Auckland City, New Zealand.

I can hear the sound of Estelle’s American Boy as I walk down this alley way in Auckland city, I imagine the concrete walls to be Venetian with a shroud green mildew. Casablanca yellow, rouge red and turquoise blue colors like neapolitan ice cream encased below clear glass, beyond the eye of an enquiring individual as they so hopelessly tried to choose what flavors they would request. I know that those parked motorcycles really aren’t Italian vespas, but I like to imagine that they are. The shadows on the street are like shadows from a Naples café, shadows where Italian models hide from the sunlight, stamping expensive ashtrays on tables, mahogany-brown hair and Barbados cigarettes. 

Many memorable walks, many tasteful dinners and lunches, so many meaningful conversations, and many photographs, so I think to my self about this weekend that we had in Auckland city. I reminisce of our dinner by the seaside in a restaurant called the Water Front Café…

The Mexican Enchiladas were memorable, as was the moment where we ate whilst staring into the eyes of each other. The Water Front Café was enjoyable and the sheer ambience and warmth alone was something for the two of us to grasp. The waitress captured my attention and I somewhat analyzed my self with her flickering motion and her precise, almost militaristic head counting. I looked at her and questioned, wondering to my self, and then she carefully plated the tables like an eccentric artist would paint a picture. 

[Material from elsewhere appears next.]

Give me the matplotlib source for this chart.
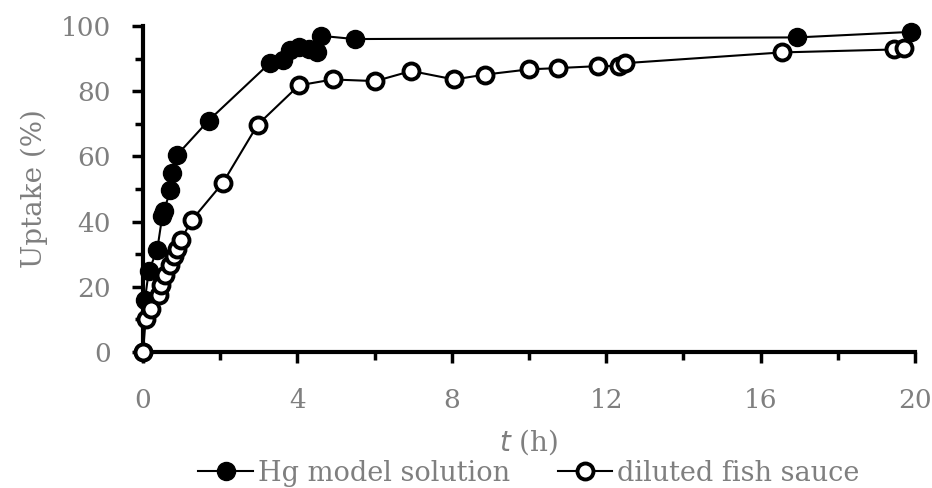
import matplotlib.pyplot as plt
from matplotlib.ticker import MultipleLocator

# Uptake kinetics
t_hg = [0, 0.05, 0.15, 0.37, 0.5, 0.54, 0.71, 0.75, 0.88, 1.7, 3.3, 3.62, 3.8,
        4.05, 4.3, 4.52, 4.6, 5.48, 16.95, 19.9]
uptake_hg = [0, 16.0, 24.8, 31.4, 41.7, 43.2, 49.6, 55.0, 60.4, 71.0, 88.8, 89.6,
             92.6, 93.6, 93.0, 92.1, 97.0, 96.0, 96.5, 98.2]

t_fish = [0, 0.07, 0.21, 0.41, 0.47, 0.58, 0.71, 0.8, 0.88, 0.99, 1.26, 2.07,
          2.97, 4.04, 4.92, 6.02, 6.95, 8.06, 8.86, 10.0, 10.76, 11.8, 12.32,
          12.48, 16.55, 19.46, 19.72]
uptake_fish = [0, 10.0, 13.2, 17.5, 20.4, 23.7, 26.8, 29.3, 31.7, 34.5, 40.4,
               51.9, 69.7, 81.8, 83.6, 83.1, 86.2, 83.6, 85.1, 86.7, 87.1, 87.7,
               87.7, 88.6, 91.9, 92.8, 93.4]

labels = ["Hg model solution", "diluted fish sauce"]

plt.rcParams["font.family"] = ["DejaVu Serif"]
GREY = "#7f7f7f"

fig = plt.figure(figsize=(9.32, 4.88), dpi=100)
ax = fig.add_axes([0.1534, 0.2787, 0.8284, 0.668])

ax.plot(t_hg, uptake_hg, "-o", color="black", lw=1.5, ms=13,
        mfc="black", mec="black", mew=1, label=labels[0], clip_on=False, zorder=3)
ax.plot(t_fish, uptake_fish, "-o", color="black", lw=1.5, ms=11.5,
        mfc="white", mec="black", mew=2.8, label=labels[1], clip_on=False, zorder=4)

ax.set_xlim(0, 20)
ax.set_ylim(0, 100)
ax.xaxis.set_major_locator(MultipleLocator(4))
ax.xaxis.set_minor_locator(MultipleLocator(2))
ax.yaxis.set_major_locator(MultipleLocator(20))
ax.yaxis.set_minor_locator(MultipleLocator(10))

for side in ["top", "right"]:
    ax.spines[side].set_visible(False)
for side in ["left", "bottom"]:
    ax.spines[side].set_linewidth(3)

ax.tick_params(which="major", length=8, width=2.5, labelsize=19, labelcolor=GREY)
ax.tick_params(which="minor", length=6, width=2.5)
ax.tick_params(axis="x", pad=18)
ax.tick_params(axis="y", pad=15)

ax.set_xlabel("$t$ (h)", fontsize=20, color=GREY)
ax.set_ylabel("Uptake (%)", fontsize=20, color=GREY)
ax.xaxis.set_label_coords(0.5, -0.232)
ax.yaxis.set_label_coords(-0.123, 0.5)

ax.legend(loc="center", bbox_to_anchor=(0.5, -0.372), ncol=2, frameon=False,
          fontsize=19.5, labelcolor=GREY, handlelength=2.0, handletextpad=0.2,
          columnspacing=1.75, borderaxespad=0, borderpad=0)

fig.savefig("out.png", dpi=100)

Another building on the waterfront... 
I envisage Elyse Sewell making an international phone call to Hong Kong from these two, liquid blue phone boxes. Parlez-vous français? She says on the other end of the line. My favorite aspect of the waterfront are the buildings, the evening lights, the white yaht boats and the ocean breeze that you can feel on a summer evening. I like the City Center because you are never too far from the ocean. It is purely a spontaneous evening canvas for a photographer. I smell Jean Paul Gautier, a little singe of Coco Channel and the scent of Bvlgari perfume, it sweeps from my lovers neck like willow branches taken by the motion of the wind. 

The sound of this language is cosmopolitan, I hear Japanese, I hear Korean, I hear a few whispers of Chinese, perhaps a sentence of Arabic, the sound of French, Italian, Greek and a little bit of Thai, whilst my linguist notions are embedded within me, within who I am. I stand by the nearest stop sign like a New Yorker latching for a yellow taxi, thinking to my self,  I bet we’re talking about the same thing on this evening street in Auckland City.